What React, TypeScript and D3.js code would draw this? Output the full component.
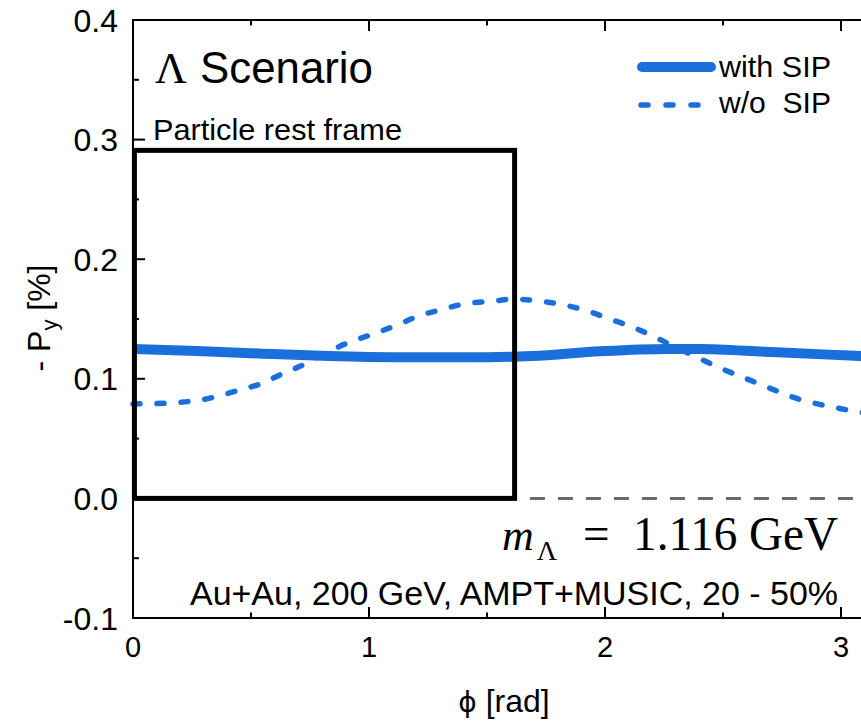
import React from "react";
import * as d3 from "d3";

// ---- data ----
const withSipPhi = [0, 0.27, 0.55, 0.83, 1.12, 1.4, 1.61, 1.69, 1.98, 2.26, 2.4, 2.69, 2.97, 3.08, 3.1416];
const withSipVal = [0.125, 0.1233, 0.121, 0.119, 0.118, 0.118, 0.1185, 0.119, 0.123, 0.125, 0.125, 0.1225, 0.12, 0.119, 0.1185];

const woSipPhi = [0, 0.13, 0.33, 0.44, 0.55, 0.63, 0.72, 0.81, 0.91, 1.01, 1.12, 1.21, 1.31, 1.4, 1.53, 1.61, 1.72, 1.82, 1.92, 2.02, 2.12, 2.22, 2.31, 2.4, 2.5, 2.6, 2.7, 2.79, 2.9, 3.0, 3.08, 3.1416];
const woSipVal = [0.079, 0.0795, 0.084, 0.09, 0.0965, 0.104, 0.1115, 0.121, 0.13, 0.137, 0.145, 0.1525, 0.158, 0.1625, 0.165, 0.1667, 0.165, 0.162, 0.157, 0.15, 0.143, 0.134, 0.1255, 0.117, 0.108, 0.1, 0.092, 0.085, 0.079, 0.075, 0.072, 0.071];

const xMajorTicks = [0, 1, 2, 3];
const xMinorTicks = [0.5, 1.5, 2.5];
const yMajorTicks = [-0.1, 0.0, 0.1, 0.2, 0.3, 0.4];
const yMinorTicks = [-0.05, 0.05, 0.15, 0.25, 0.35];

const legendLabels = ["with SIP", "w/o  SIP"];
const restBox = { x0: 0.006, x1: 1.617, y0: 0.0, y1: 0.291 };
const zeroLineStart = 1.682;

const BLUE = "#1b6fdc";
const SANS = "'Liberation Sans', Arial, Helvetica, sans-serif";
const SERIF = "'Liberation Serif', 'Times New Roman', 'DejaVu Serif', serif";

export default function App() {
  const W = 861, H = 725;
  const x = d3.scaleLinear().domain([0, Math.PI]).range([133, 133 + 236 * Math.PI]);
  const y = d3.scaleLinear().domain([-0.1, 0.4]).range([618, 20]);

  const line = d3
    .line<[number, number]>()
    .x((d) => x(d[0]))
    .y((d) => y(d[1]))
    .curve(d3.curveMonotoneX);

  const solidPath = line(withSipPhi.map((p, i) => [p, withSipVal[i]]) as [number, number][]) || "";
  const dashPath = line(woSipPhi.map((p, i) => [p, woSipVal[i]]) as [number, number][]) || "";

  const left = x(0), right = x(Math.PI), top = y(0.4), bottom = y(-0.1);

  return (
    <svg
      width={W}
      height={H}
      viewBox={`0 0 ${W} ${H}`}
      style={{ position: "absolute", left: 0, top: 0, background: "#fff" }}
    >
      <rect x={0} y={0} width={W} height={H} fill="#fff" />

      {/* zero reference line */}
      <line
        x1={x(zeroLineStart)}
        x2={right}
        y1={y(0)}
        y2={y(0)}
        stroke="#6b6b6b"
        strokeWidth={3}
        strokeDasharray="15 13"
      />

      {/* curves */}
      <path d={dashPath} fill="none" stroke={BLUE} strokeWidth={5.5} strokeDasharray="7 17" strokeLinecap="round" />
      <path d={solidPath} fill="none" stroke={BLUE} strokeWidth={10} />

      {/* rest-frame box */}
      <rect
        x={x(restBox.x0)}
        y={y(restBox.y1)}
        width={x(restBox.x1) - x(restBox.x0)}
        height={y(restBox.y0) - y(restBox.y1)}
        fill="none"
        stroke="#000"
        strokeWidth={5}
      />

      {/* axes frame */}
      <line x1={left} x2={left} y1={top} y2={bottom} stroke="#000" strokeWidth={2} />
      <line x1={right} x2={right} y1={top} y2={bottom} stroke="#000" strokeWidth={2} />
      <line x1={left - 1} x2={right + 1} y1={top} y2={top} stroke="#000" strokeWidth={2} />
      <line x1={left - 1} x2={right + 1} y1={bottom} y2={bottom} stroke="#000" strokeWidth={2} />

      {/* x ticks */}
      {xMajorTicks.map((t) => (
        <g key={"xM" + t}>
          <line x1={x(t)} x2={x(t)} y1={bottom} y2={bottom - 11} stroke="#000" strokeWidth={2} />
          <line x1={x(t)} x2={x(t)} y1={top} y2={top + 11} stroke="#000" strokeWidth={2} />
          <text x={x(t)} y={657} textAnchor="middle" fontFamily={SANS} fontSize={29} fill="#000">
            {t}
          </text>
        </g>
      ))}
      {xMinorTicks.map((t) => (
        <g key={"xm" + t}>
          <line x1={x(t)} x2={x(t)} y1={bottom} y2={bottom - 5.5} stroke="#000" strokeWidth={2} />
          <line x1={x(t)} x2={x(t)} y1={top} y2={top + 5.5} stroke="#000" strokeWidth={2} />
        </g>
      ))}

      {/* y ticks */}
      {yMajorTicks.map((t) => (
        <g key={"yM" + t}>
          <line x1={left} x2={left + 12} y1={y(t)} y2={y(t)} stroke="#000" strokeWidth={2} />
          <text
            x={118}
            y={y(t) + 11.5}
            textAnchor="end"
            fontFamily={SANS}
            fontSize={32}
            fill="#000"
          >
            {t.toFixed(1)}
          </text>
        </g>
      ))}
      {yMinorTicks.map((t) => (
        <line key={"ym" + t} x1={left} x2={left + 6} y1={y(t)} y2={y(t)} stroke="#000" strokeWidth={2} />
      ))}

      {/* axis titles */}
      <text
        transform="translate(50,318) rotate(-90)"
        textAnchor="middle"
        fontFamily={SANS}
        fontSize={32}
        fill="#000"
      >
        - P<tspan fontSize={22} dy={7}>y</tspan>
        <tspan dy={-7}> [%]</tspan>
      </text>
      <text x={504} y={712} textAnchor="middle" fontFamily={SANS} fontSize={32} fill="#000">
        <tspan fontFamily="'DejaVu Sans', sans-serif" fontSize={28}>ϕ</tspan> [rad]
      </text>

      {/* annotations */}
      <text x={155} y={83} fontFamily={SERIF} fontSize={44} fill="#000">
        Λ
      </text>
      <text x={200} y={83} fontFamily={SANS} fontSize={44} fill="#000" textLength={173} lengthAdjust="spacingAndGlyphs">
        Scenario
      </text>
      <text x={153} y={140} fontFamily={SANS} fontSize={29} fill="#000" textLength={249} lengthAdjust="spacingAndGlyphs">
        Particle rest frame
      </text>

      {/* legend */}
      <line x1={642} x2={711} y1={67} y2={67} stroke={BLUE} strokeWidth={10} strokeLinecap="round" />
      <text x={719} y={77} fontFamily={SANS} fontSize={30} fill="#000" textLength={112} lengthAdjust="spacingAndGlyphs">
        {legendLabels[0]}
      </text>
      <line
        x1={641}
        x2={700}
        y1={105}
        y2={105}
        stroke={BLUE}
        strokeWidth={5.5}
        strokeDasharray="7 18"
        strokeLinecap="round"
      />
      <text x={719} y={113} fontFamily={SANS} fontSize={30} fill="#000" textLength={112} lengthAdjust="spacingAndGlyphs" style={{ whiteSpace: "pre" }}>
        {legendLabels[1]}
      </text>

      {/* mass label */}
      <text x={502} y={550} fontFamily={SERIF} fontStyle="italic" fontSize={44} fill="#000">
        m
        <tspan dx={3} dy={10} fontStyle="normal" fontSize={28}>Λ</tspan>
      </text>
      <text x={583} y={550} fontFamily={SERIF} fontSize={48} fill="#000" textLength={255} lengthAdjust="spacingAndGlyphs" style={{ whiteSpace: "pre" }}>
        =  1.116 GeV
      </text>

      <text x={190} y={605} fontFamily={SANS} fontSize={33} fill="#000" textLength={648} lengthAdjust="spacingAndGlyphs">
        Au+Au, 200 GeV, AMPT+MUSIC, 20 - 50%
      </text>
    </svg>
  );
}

* * * * * * * * *

▶ _Task details_: Restate the listing above word for word, and skip the pictures.

▶ _Result of this exercise_:
What React, TypeScript and D3.js code would draw this? Output the full component.
import React from "react";
import * as d3 from "d3";

// ---- data ----
const withSipPhi = [0, 0.27, 0.55, 0.83, 1.12, 1.4, 1.61, 1.69, 1.98, 2.26, 2.4, 2.69, 2.97, 3.08, 3.1416];
const withSipVal = [0.125, 0.1233, 0.121, 0.119, 0.118, 0.118, 0.1185, 0.119, 0.123, 0.125, 0.125, 0.1225, 0.12, 0.119, 0.1185];

const woSipPhi = [0, 0.13, 0.33, 0.44, 0.55, 0.63, 0.72, 0.81, 0.91, 1.01, 1.12, 1.21, 1.31, 1.4, 1.53, 1.61, 1.72, 1.82, 1.92, 2.02, 2.12, 2.22, 2.31, 2.4, 2.5, 2.6, 2.7, 2.79, 2.9, 3.0, 3.08, 3.1416];
const woSipVal = [0.079, 0.0795, 0.084, 0.09, 0.0965, 0.104, 0.1115, 0.121, 0.13, 0.137, 0.145, 0.1525, 0.158, 0.1625, 0.165, 0.1667, 0.165, 0.162, 0.157, 0.15, 0.143, 0.134, 0.1255, 0.117, 0.108, 0.1, 0.092, 0.085, 0.079, 0.075, 0.072, 0.071];

const xMajorTicks = [0, 1, 2, 3];
const xMinorTicks = [0.5, 1.5, 2.5];
const yMajorTicks = [-0.1, 0.0, 0.1, 0.2, 0.3, 0.4];
const yMinorTicks = [-0.05, 0.05, 0.15, 0.25, 0.35];

const legendLabels = ["with SIP", "w/o  SIP"];
const restBox = { x0: 0.006, x1: 1.617, y0: 0.0, y1: 0.291 };
const zeroLineStart = 1.682;

const BLUE = "#1b6fdc";
const SANS = "'Liberation Sans', Arial, Helvetica, sans-serif";
const SERIF = "'Liberation Serif', 'Times New Roman', 'DejaVu Serif', serif";

export default function App() {
  const W = 861, H = 725;
  const x = d3.scaleLinear().domain([0, Math.PI]).range([133, 133 + 236 * Math.PI]);
  const y = d3.scaleLinear().domain([-0.1, 0.4]).range([618, 20]);

  const line = d3
    .line<[number, number]>()
    .x((d) => x(d[0]))
    .y((d) => y(d[1]))
    .curve(d3.curveMonotoneX);

  const solidPath = line(withSipPhi.map((p, i) => [p, withSipVal[i]]) as [number, number][]) || "";
  const dashPath = line(woSipPhi.map((p, i) => [p, woSipVal[i]]) as [number, number][]) || "";

  const left = x(0), right = x(Math.PI), top = y(0.4), bottom = y(-0.1);

  return (
    <svg
      width={W}
      height={H}
      viewBox={`0 0 ${W} ${H}`}
      style={{ position: "absolute", left: 0, top: 0, background: "#fff" }}
    >
      <rect x={0} y={0} width={W} height={H} fill="#fff" />

      {/* zero reference line */}
      <line
        x1={x(zeroLineStart)}
        x2={right}
        y1={y(0)}
        y2={y(0)}
        stroke="#6b6b6b"
        strokeWidth={3}
        strokeDasharray="15 13"
      />

      {/* curves */}
      <path d={dashPath} fill="none" stroke={BLUE} strokeWidth={5.5} strokeDasharray="7 17" strokeLinecap="round" />
      <path d={solidPath} fill="none" stroke={BLUE} strokeWidth={10} />

      {/* rest-frame box */}
      <rect
        x={x(restBox.x0)}
        y={y(restBox.y1)}
        width={x(restBox.x1) - x(restBox.x0)}
        height={y(restBox.y0) - y(restBox.y1)}
        fill="none"
        stroke="#000"
        strokeWidth={5}
      />

      {/* axes frame */}
      <line x1={left} x2={left} y1={top} y2={bottom} stroke="#000" strokeWidth={2} />
      <line x1={right} x2={right} y1={top} y2={bottom} stroke="#000" strokeWidth={2} />
      <line x1={left - 1} x2={right + 1} y1={top} y2={top} stroke="#000" strokeWidth={2} />
      <line x1={left - 1} x2={right + 1} y1={bottom} y2={bottom} stroke="#000" strokeWidth={2} />

      {/* x ticks */}
      {xMajorTicks.map((t) => (
        <g key={"xM" + t}>
          <line x1={x(t)} x2={x(t)} y1={bottom} y2={bottom - 11} stroke="#000" strokeWidth={2} />
          <line x1={x(t)} x2={x(t)} y1={top} y2={top + 11} stroke="#000" strokeWidth={2} />
          <text x={x(t)} y={657} textAnchor="middle" fontFamily={SANS} fontSize={29} fill="#000">
            {t}
          </text>
        </g>
      ))}
      {xMinorTicks.map((t) => (
        <g key={"xm" + t}>
          <line x1={x(t)} x2={x(t)} y1={bottom} y2={bottom - 5.5} stroke="#000" strokeWidth={2} />
          <line x1={x(t)} x2={x(t)} y1={top} y2={top + 5.5} stroke="#000" strokeWidth={2} />
        </g>
      ))}

      {/* y ticks */}
      {yMajorTicks.map((t) => (
        <g key={"yM" + t}>
          <line x1={left} x2={left + 12} y1={y(t)} y2={y(t)} stroke="#000" strokeWidth={2} />
          <text
            x={118}
            y={y(t) + 11.5}
            textAnchor="end"
            fontFamily={SANS}
            fontSize={32}
            fill="#000"
          >
            {t.toFixed(1)}
          </text>
        </g>
      ))}
      {yMinorTicks.map((t) => (
        <line key={"ym" + t} x1={left} x2={left + 6} y1={y(t)} y2={y(t)} stroke="#000" strokeWidth={2} />
      ))}

      {/* axis titles */}
      <text
        transform="translate(50,318) rotate(-90)"
        textAnchor="middle"
        fontFamily={SANS}
        fontSize={32}
        fill="#000"
      >
        - P<tspan fontSize={22} dy={7}>y</tspan>
        <tspan dy={-7}> [%]</tspan>
      </text>
      <text x={504} y={712} textAnchor="middle" fontFamily={SANS} fontSize={32} fill="#000">
        <tspan fontFamily="'DejaVu Sans', sans-serif" fontSize={28}>ϕ</tspan> [rad]
      </text>

      {/* annotations */}
      <text x={155} y={83} fontFamily={SERIF} fontSize={44} fill="#000">
        Λ
      </text>
      <text x={200} y={83} fontFamily={SANS} fontSize={44} fill="#000" textLength={173} lengthAdjust="spacingAndGlyphs">
        Scenario
      </text>
      <text x={153} y={140} fontFamily={SANS} fontSize={29} fill="#000" textLength={249} lengthAdjust="spacingAndGlyphs">
        Particle rest frame
      </text>

      {/* legend */}
      <line x1={642} x2={711} y1={67} y2={67} stroke={BLUE} strokeWidth={10} strokeLinecap="round" />
      <text x={719} y={77} fontFamily={SANS} fontSize={30} fill="#000" textLength={112} lengthAdjust="spacingAndGlyphs">
        {legendLabels[0]}
      </text>
      <line
        x1={641}
        x2={700}
        y1={105}
        y2={105}
        stroke={BLUE}
        strokeWidth={5.5}
        strokeDasharray="7 18"
        strokeLinecap="round"
      />
      <text x={719} y={113} fontFamily={SANS} fontSize={30} fill="#000" textLength={112} lengthAdjust="spacingAndGlyphs" style={{ whiteSpace: "pre" }}>
        {legendLabels[1]}
      </text>

      {/* mass label */}
      <text x={502} y={550} fontFamily={SERIF} fontStyle="italic" fontSize={44} fill="#000">
        m
        <tspan dx={3} dy={10} fontStyle="normal" fontSize={28}>Λ</tspan>
      </text>
      <text x={583} y={550} fontFamily={SERIF} fontSize={48} fill="#000" textLength={255} lengthAdjust="spacingAndGlyphs" style={{ whiteSpace: "pre" }}>
        =  1.116 GeV
      </text>

      <text x={190} y={605} fontFamily={SANS} fontSize={33} fill="#000" textLength={648} lengthAdjust="spacingAndGlyphs">
        Au+Au, 200 GeV, AMPT+MUSIC, 20 - 50%
      </text>
    </svg>
  );
}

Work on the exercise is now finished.